I used descriptions rather than logos, so anyone should be able to read it as long as they have software to tell the differences in colour if they are colourblind.
How it works
The transistor sends the voltage from the emittor to the collector(or the other way around based on the transistor you use). so in method 2 which also works for mosfets. we send a adc signal to the capacitor to charge it to a voltage, you should however also add a resistor to ground or a cable to a analog port, because otherwise the voltage can just build up to 5v. this capacitor which we charge becomes a analog power source. we connect it to the emmitor(or pin which you normally connect on the + side). so if we where to open up the transistor(close the cirquit) by putting a positive voltage on the base or trigger pin then you would get a output of the voltage that you put into it. so if you play the frequency digital on the base completely opening and closing the transistor then you get a voltage output similar to the voltage in the capacitor.

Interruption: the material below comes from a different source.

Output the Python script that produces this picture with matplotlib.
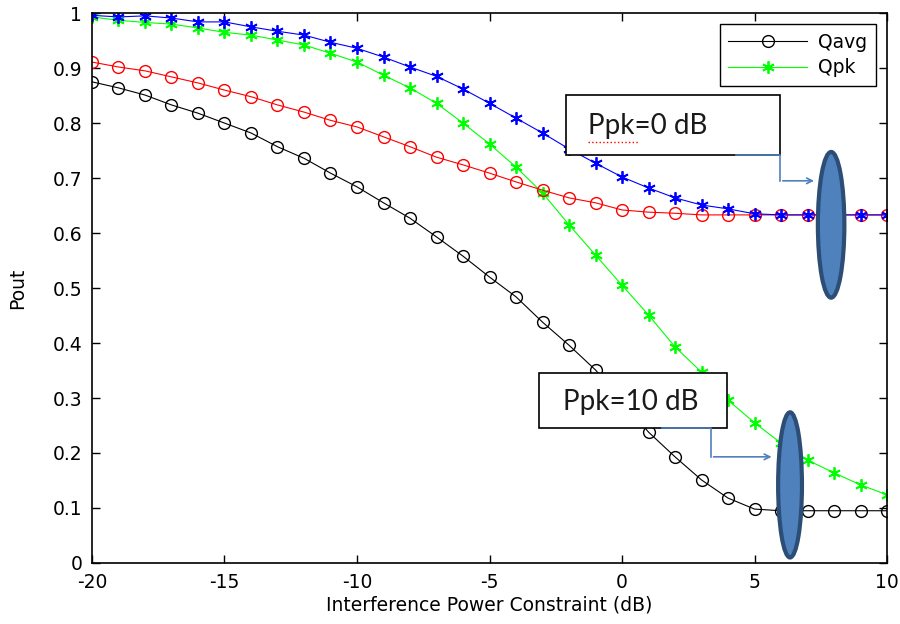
import matplotlib
matplotlib.use("Agg")
import matplotlib.pyplot as plt
from matplotlib.patches import Ellipse
import numpy as np

plt.rcParams['font.family'] = ['DejaVu Sans']
plt.rcParams['axes.unicode_minus'] = False

# interference power constraint (dB)
x_db = np.arange(-20, 11)

# Ppk = 10 dB
qavg_10 = [0.875, 0.864, 0.851, 0.833, 0.818, 0.800, 0.782, 0.757, 0.736, 0.709,
           0.684, 0.655, 0.627, 0.593, 0.558, 0.520, 0.484, 0.438, 0.396, 0.351,
           0.295, 0.238, 0.193, 0.151, 0.118, 0.098, 0.095, 0.095, 0.095, 0.095, 0.095]
qpk_10 = [0.993, 0.987, 0.983, 0.980, 0.973, 0.965, 0.960, 0.951, 0.942, 0.927,
          0.911, 0.887, 0.864, 0.836, 0.800, 0.762, 0.720, 0.673, 0.615, 0.560,
          0.505, 0.451, 0.393, 0.347, 0.296, 0.255, 0.218, 0.187, 0.164, 0.142, 0.124]

# Ppk = 0 dB
qavg_0 = [0.911, 0.902, 0.895, 0.884, 0.873, 0.860, 0.848, 0.833, 0.820, 0.805,
          0.793, 0.775, 0.757, 0.738, 0.724, 0.709, 0.693, 0.678, 0.664, 0.655,
          0.642, 0.638, 0.636, 0.633, 0.633, 0.633, 0.633, 0.633, 0.633, 0.633, 0.633]
qpk_0 = [0.996, 0.993, 0.995, 0.991, 0.984, 0.984, 0.975, 0.967, 0.960, 0.947,
         0.936, 0.920, 0.902, 0.885, 0.862, 0.836, 0.809, 0.782, 0.753, 0.727,
         0.702, 0.682, 0.664, 0.651, 0.644, 0.635, 0.633, 0.633, 0.633, 0.633, 0.633]

star = (6, 2, 0)  # asterisk like matlab '*'

fig = plt.figure(figsize=(9, 6.24), dpi=100)
ax = fig.add_axes([0.1022, 0.0978, 0.8834, 0.8812])

ax.plot(x_db, qavg_10, '-', marker='o', color='k', lw=0.8, ms=8.5, mfc='none', mew=1.0, label='Qavg')
ax.plot(x_db, qpk_10, '-', marker=star, color='#00ff00', lw=0.8, ms=9, mew=1.3, label='Qpk')
ax.plot(x_db, qavg_0, '-', marker='o', color='#ff0000', lw=0.8, ms=8.5, mfc='none', mew=1.0)
ax.plot(x_db, qpk_0, '-', marker=star, color='#0000ff', lw=0.8, ms=9, mew=1.3)

ax.set_xlim(-20, 10)
ax.set_ylim(0, 1)
ax.set_xticks(np.arange(-20, 11, 5))
ax.set_yticks(np.arange(0, 1.01, 0.1))
ax.set_yticklabels(['0', '0.1', '0.2', '0.3', '0.4', '0.5', '0.6', '0.7', '0.8', '0.9', '1'])
ax.tick_params(direction='in', top=True, right=True, length=6, width=1, labelsize=13.5)
ax.tick_params(axis='x', pad=7)
ax.tick_params(axis='y', pad=7)
for s in ax.spines.values():
    s.set_linewidth(1.2)
ax.set_xlabel('Interference Power Constraint (dB)', fontsize=13.5, labelpad=3)
ax.set_ylabel('Pout', fontsize=13.5, labelpad=18)

leg = ax.legend(loc='upper right', fontsize=13.5, fancybox=False, edgecolor='k',
                framealpha=1, handlelength=4.2, handletextpad=0.6, numpoints=1,
                labelspacing=0.35, borderpad=0.45, borderaxespad=0.6)
leg.get_frame().set_linewidth(1.0)

# callouts
box_col = '#4f81bd'
edge_col = '#2c4d75'
callout_font = ['Lato', 'DejaVu Sans']

ax.add_patch(plt.Rectangle((-2.11, 0.742), 8.07, 0.109, fc='white', ec='k', lw=1.2, zorder=3))
ax.text(-1.3, 0.795, 'Ppk=0 dB', fontsize=20, family=callout_font, va='center', ha='left',
        color='#1a1a1a', zorder=4)
ax.plot([-1.3, 0.6], [0.766, 0.766], color='red', lw=1.0, ls=':', zorder=4)
ax.plot([4.3, 5.96, 5.96], [0.742, 0.742, 0.695], color=box_col, lw=1.2, zorder=4)
ax.annotate('', xy=(7.35, 0.695), xytext=(5.96, 0.695),
            arrowprops=dict(arrowstyle='->', color=box_col, lw=1.2), zorder=4)
ax.add_patch(Ellipse((7.89, 0.615), 1.0, 0.265, fc=box_col, ec=edge_col, lw=3, zorder=5))

ax.add_patch(plt.Rectangle((-3.13, 0.245), 7.09, 0.100, fc='white', ec='k', lw=1.2, zorder=3))
ax.text(-2.23, 0.293, 'Ppk=10 dB', fontsize=20, family=callout_font, va='center', ha='left',
        color='#1a1a1a', zorder=4)
ax.plot([1.5, 3.35, 3.35], [0.245, 0.245, 0.193], color=box_col, lw=1.2, zorder=4)
ax.annotate('', xy=(5.75, 0.193), xytext=(3.35, 0.193),
            arrowprops=dict(arrowstyle='->', color=box_col, lw=1.2), zorder=4)
ax.add_patch(Ellipse((6.34, 0.142), 0.9, 0.264, fc=box_col, ec=edge_col, lw=3, zorder=5))

fig.savefig('out.png', dpi=100)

method one works more difficult but a transistor opens up relative to the current going from base to exit, so we use the pwm and a small capacitor to get a analog voltage on it only partly opening it, then we send the digital audio signal into the pin that you normally connect to 5v and you get that frequency payed with the transistor acting as a variable resistor
So method one uses a transistor as a variable resistor
And method two uses the transistor or fet as a switch which uses the voltage build up in the capacitor, doesn't actually need to use pwm if you use a feedback loop.